Posted by: cnulan at January 8, 2005 01:35 PM

Webb was a skeptic, and most of his fans were cynics and paranoids.

That's nice hyperbole but it's not a statement that can be taken seriously unless given susbstance to back it up.

The fact is, Webb's piece was panned by The Washington Post and the L.A. Times, but they went after what some people said, not what Webb wrote.

Webb never wrote the U.S. intentionally introduced crack, only that U.S. policy probably aided the increased import of cocaine into the U.S.

It is also interesting that on the Saturday after the Post wrote a critical piece on Webb's writings, and attacked the Black community as paranoid with a piece titled, "Why the African-American Community is Paranoid" (or something close to that), they published an article, on the inside of the A-section, that supported much of Webb's claims concerning the U.S. government over looking drug running by people deemed helpful to U.S. interests.

The Post ombudsman at the time, raked the Post's critical piece as being shoddy and attacking Webb over something he never stated.

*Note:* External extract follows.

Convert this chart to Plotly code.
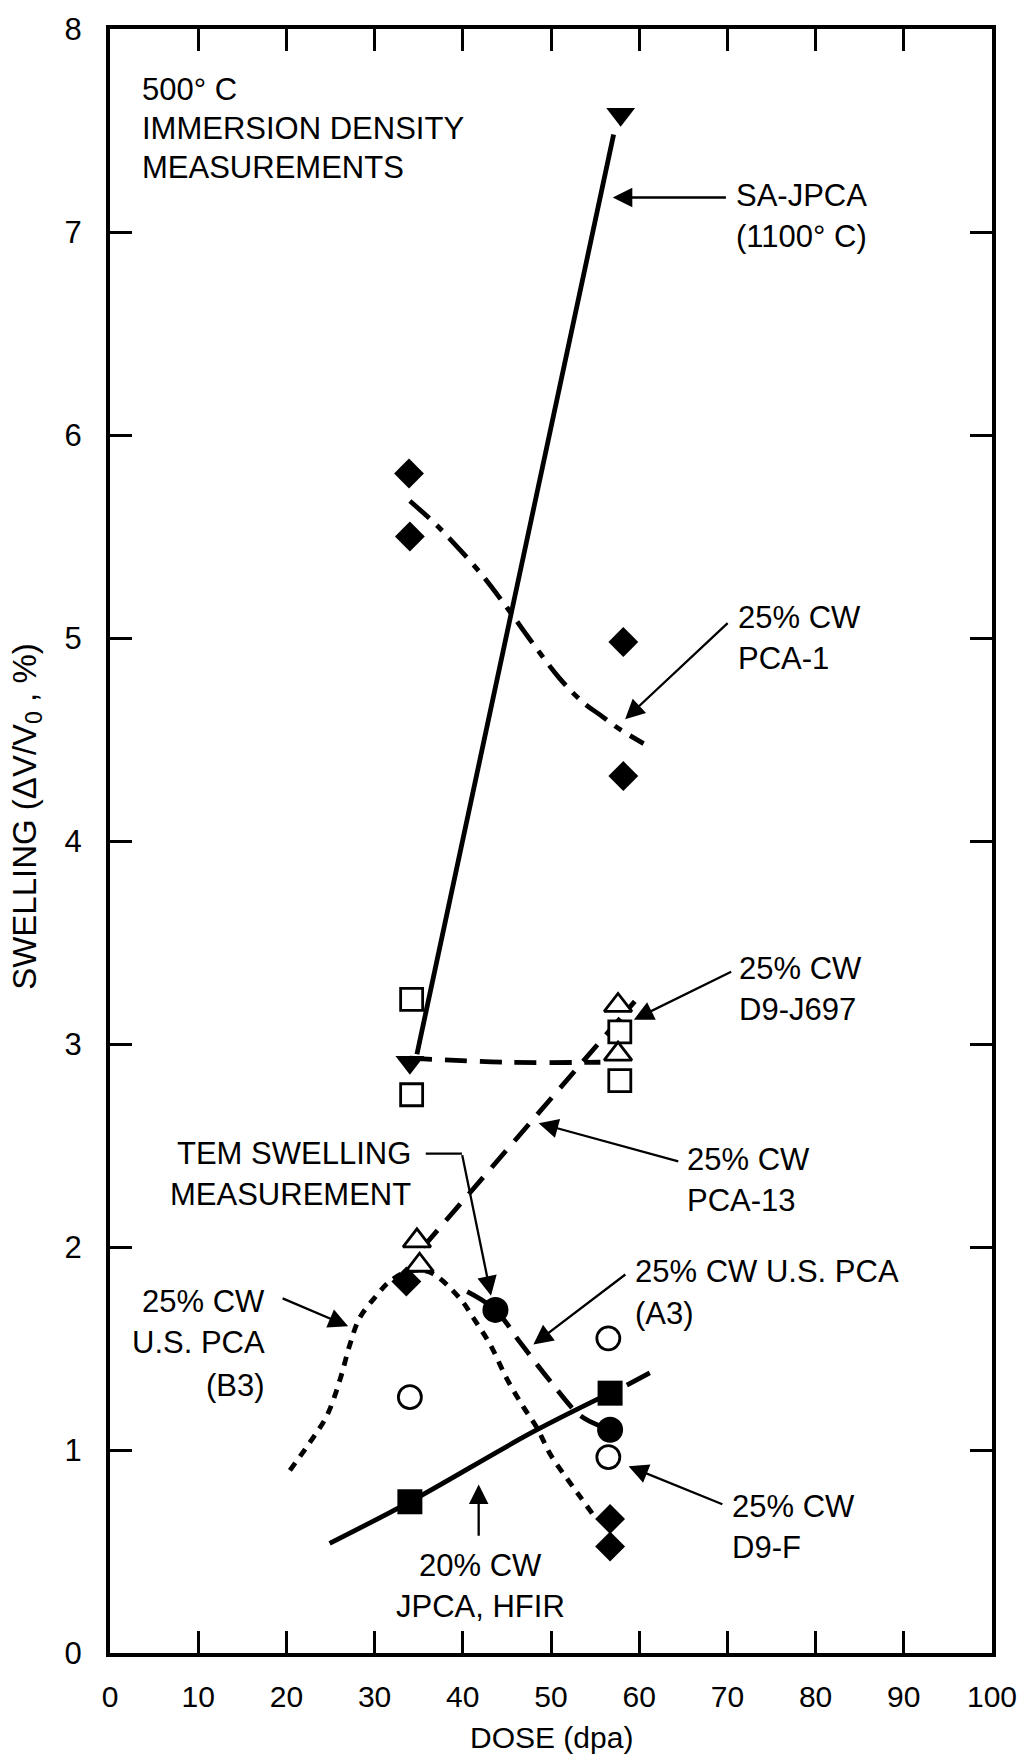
import plotly.graph_objects as go

# ---------------------------------------------------------------------------
# Data: swelling (dV/V0, %) versus dose (dpa), 500 C immersion density
# ---------------------------------------------------------------------------
DOSE_TICKS = [0, 10, 20, 30, 40, 50, 60, 70, 80, 90, 100]
SWELL_TICKS = [0, 1, 2, 3, 4, 5, 6, 7, 8]

# SA-JPCA (1100 C) - filled down-triangles, solid line
SA_JPCA_DOSE = [34.0, 57.9]
SA_JPCA_SWELL = [2.91, 7.58]
SA_JPCA_FIT_DOSE = [34.8, 57.1]
SA_JPCA_FIT_SWELL = [2.95, 7.48]

# 25% CW PCA-1 - filled diamonds, dash-dot curve
PCA1_DOSE = [33.9, 34.0, 58.2, 58.2]
PCA1_SWELL = [5.81, 5.50, 4.98, 4.32]
PCA1_FIT_DOSE = [34.0, 36.7, 38.5, 42.0, 45.0, 48.0, 51.0, 53.7, 55.6, 57.8, 60.5]
PCA1_FIT_SWELL = [5.675, 5.57, 5.49, 5.32, 5.15, 4.97, 4.80, 4.68, 4.62, 4.55, 4.48]

# 25% CW D9-J697 - open squares, dashed line
D9J_DOSE = [34.2, 34.2, 57.8, 57.8]
D9J_SWELL = [3.22, 2.75, 3.06, 2.82]
D9J_FIT_DOSE = [34.0, 45.0, 55.6]
D9J_FIT_SWELL = [2.93, 2.91, 2.91]

# 25% CW PCA-13 - open up-triangles, dashed line
PCA13_DOSE = [34.8, 35.1, 57.6, 57.6]
PCA13_SWELL = [2.03, 1.91, 3.19, 2.95]
PCA13_FIT_DOSE = [35.5, 59.5]
PCA13_FIT_SWELL = [2.00, 3.21]

# 25% CW U.S. PCA (A3) - filled circles, dashed curve (TEM point at 43.7 dpa)
A3_DOSE = [43.7, 56.7]
A3_SWELL = [1.69, 1.10]
A3_FIT_DOSE = [40.5, 43.7, 46.5, 49.9, 53.3, 55.5]
A3_FIT_SWELL = [1.78, 1.69, 1.53, 1.34, 1.17, 1.12]

# 25% CW U.S. PCA (B3) - filled diamonds, dotted curve
B3_DOSE = [33.6, 56.7, 56.7]
B3_SWELL = [1.83, 0.66, 0.525]
B3_FIT_DOSE = [20.4, 22.7, 24.6, 26.1, 27.2, 28.3, 30.2, 31.7, 33.8, 36.3,
               39.7, 41.2, 43.1, 45.0, 46.9, 48.4, 49.9, 51.8, 53.3, 54.8]
B3_FIT_SWELL = [0.90, 1.04, 1.17, 1.35, 1.52, 1.65, 1.76, 1.83, 1.88, 1.875,
                1.745, 1.65, 1.52, 1.35, 1.21, 1.11, 0.98, 0.86, 0.77, 0.68]

# 25% CW D9-F - open circles
D9F_DOSE = [34.0, 56.5, 56.5]
D9F_SWELL = [1.26, 1.55, 0.965]

# 20% CW JPCA, HFIR - filled squares, solid line with short extension
JPCA_DOSE = [34.0, 56.7]
JPCA_SWELL = [0.745, 1.28]
JPCA_FIT_DOSE = [24.9, 34.0, 48.0, 56.7]
JPCA_FIT_SWELL = [0.54, 0.745, 1.09, 1.28]
JPCA_EXT_DOSE = [58.6, 61.2]
JPCA_EXT_SWELL = [1.32, 1.38]

# ---------------------------------------------------------------------------
FONT = "Liberation Sans, Arial, Helvetica, sans-serif"
INK = "black"
LW = 4.8

fig = go.Figure()


def curve(xs, ys, dash="solid", shape="linear"):
    fig.add_trace(go.Scatter(
        x=xs, y=ys, mode="lines",
        line=dict(color=INK, width=LW, dash=dash, shape=shape),
        hoverinfo="skip", showlegend=False))


def points(xs, ys, symbol, size, open_=False):
    fig.add_trace(go.Scatter(
        x=xs, y=ys, mode="markers",
        marker=dict(symbol=symbol, size=size,
                    color="white" if open_ else INK,
                    line=dict(color=INK, width=2.8 if open_ else 0)),
        hoverinfo="skip", showlegend=False))


# fitted / guide lines
curve(SA_JPCA_FIT_DOSE, SA_JPCA_FIT_SWELL)
curve(PCA1_FIT_DOSE, PCA1_FIT_SWELL, dash="26px,10px,8px,10px", shape="spline")
curve(D9J_FIT_DOSE, D9J_FIT_SWELL, dash="22px,13px", shape="spline")
curve(PCA13_FIT_DOSE, PCA13_FIT_SWELL, dash="22px,13px")
curve(A3_FIT_DOSE, A3_FIT_SWELL, dash="22px,12px", shape="spline")
curve(B3_FIT_DOSE, B3_FIT_SWELL, dash="9px,8px", shape="spline")
curve(JPCA_FIT_DOSE, JPCA_FIT_SWELL, shape="spline")
curve(JPCA_EXT_DOSE, JPCA_EXT_SWELL)

# measured points
points(SA_JPCA_DOSE, SA_JPCA_SWELL, "triangle-down", 25)
points(PCA1_DOSE, PCA1_SWELL, "diamond", 23)
points(D9J_DOSE, D9J_SWELL, "square", 22, open_=True)
points(PCA13_DOSE, PCA13_SWELL, "triangle-up", 24, open_=True)
points(A3_DOSE, A3_SWELL, "circle", 26)
points(B3_DOSE, B3_SWELL, "diamond", 23)
points(D9F_DOSE, D9F_SWELL, "circle", 23, open_=True)
points(JPCA_DOSE, JPCA_SWELL, "square", 25)

# ---------------------------------------------------------------------------
# Text labels (one annotation per line)
LABEL_SIZE = 31
labels = [
    ("500° C", 3.4, 7.70, "left"),
    ("IMMERSION DENSITY", 3.4, 7.51, "left"),
    ("MEASUREMENTS", 3.4, 7.32, "left"),
    ("SA-JPCA", 70.8, 7.18, "left"),
    ("(1100° C)", 70.8, 6.98, "left"),
    ("25% CW", 71.0, 5.10, "left"),
    ("PCA-1", 71.0, 4.90, "left"),
    ("25% CW", 71.1, 3.37, "left"),
    ("D9-J697", 71.1, 3.17, "left"),
    ("25% CW", 65.2, 2.43, "left"),
    ("PCA-13", 65.2, 2.23, "left"),
    ("TEM SWELLING", 34.3, 2.46, "right"),
    ("MEASUREMENT", 34.3, 2.26, "right"),
    ("25% CW U.S. PCA", 59.3, 1.88, "left"),
    ("(A3)", 59.3, 1.67, "left"),
    ("25% CW", 17.8, 1.73, "right"),
    ("U.S. PCA", 17.8, 1.53, "right"),
    ("(B3)", 17.8, 1.32, "right"),
    ("20% CW", 42.0, 0.43, "center"),
    ("JPCA, HFIR", 42.0, 0.23, "center"),
    ("25% CW", 70.3, 0.72, "left"),
    ("D9-F", 70.3, 0.52, "left"),
]
for text, x, y, anchor in labels:
    fig.add_annotation(x=x, y=y, xref="x", yref="y", text=text,
                       showarrow=False, xanchor=anchor, yanchor="middle",
                       font=dict(family=FONT, size=LABEL_SIZE, color=INK))

# Leader arrows: (head x, head y, tail x, tail y)
arrows = [
    (57.0, 7.17, 70.0, 7.17),
    (58.4, 4.60, 70.2, 5.08),
    (59.4, 3.12, 70.6, 3.36),
    (48.6, 2.61, 64.6, 2.42),
    (48.0, 1.52, 58.6, 1.87),
    (27.0, 1.61, 19.4, 1.75),
    (41.8, 0.83, 41.8, 0.57),
    (58.8, 0.92, 69.6, 0.73),
    (43.2, 1.76, 39.9, 2.46),
]
for hx, hy, tx, ty in arrows:
    fig.add_annotation(x=hx, y=hy, ax=tx, ay=ty, xref="x", yref="y",
                       axref="x", ayref="y", text="", showarrow=True,
                       arrowhead=2, arrowsize=1.7, arrowwidth=2.3,
                       arrowcolor=INK, standoff=0, startstandoff=0)

# horizontal leg of the bent TEM leader
fig.add_shape(type="line", xref="x", yref="y", x0=35.8, y0=2.46, x1=39.9, y1=2.46,
              line=dict(color=INK, width=2.3))

# Axis titles
fig.add_annotation(x=0.5, y=-0.052, xref="paper", yref="paper",
                   text="DOSE (dpa)", showarrow=False,
                   xanchor="center", yanchor="middle",
                   font=dict(family=FONT, size=30, color=INK))
fig.add_annotation(x=-0.095, y=0.515, xref="paper", yref="paper",
                   text="SWELLING (ΔV/V<sub>0</sub> , %)", showarrow=False,
                   textangle=-90, xanchor="center", yanchor="middle",
                   font=dict(family=FONT, size=33, color=INK))

axis_common = dict(
    showgrid=False, zeroline=False, showline=True, linewidth=4,
    linecolor=INK, mirror="ticks", ticks="inside", ticklen=22,
    tickwidth=2.5, tickcolor=INK, ticklabeloverflow="allow",
)

fig.update_layout(
    width=1035, height=1759,
    margin=dict(l=110, r=43, t=16, b=106),
    paper_bgcolor="white", plot_bgcolor="white",
    showlegend=False,
    xaxis=dict(range=[0, 100], tickvals=DOSE_TICKS, ticklabelstandoff=14,
               tickfont=dict(family=FONT, size=30, color=INK),
               **axis_common),
    yaxis=dict(range=[0, 8], tickvals=SWELL_TICKS, ticklabelstandoff=18,
               tickfont=dict(family=FONT, size=31, color=INK),
               **axis_common),
)

fig.write_html("out.html")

Lastly, the ironic thing about Webb's piece is that the government's involvement in over looking drug running came to light before, with both the Times and Post nailing the Reagan administration about it.

Posted by: EBrown at January 9, 2005 11:17 PM

Lastly, the U.S. may not be behind introduction of crack, but don't forget within the past few years, it has come to light that the FBI let an informant get away with 1st degree murder. Some conservative commentators wrote about it as well.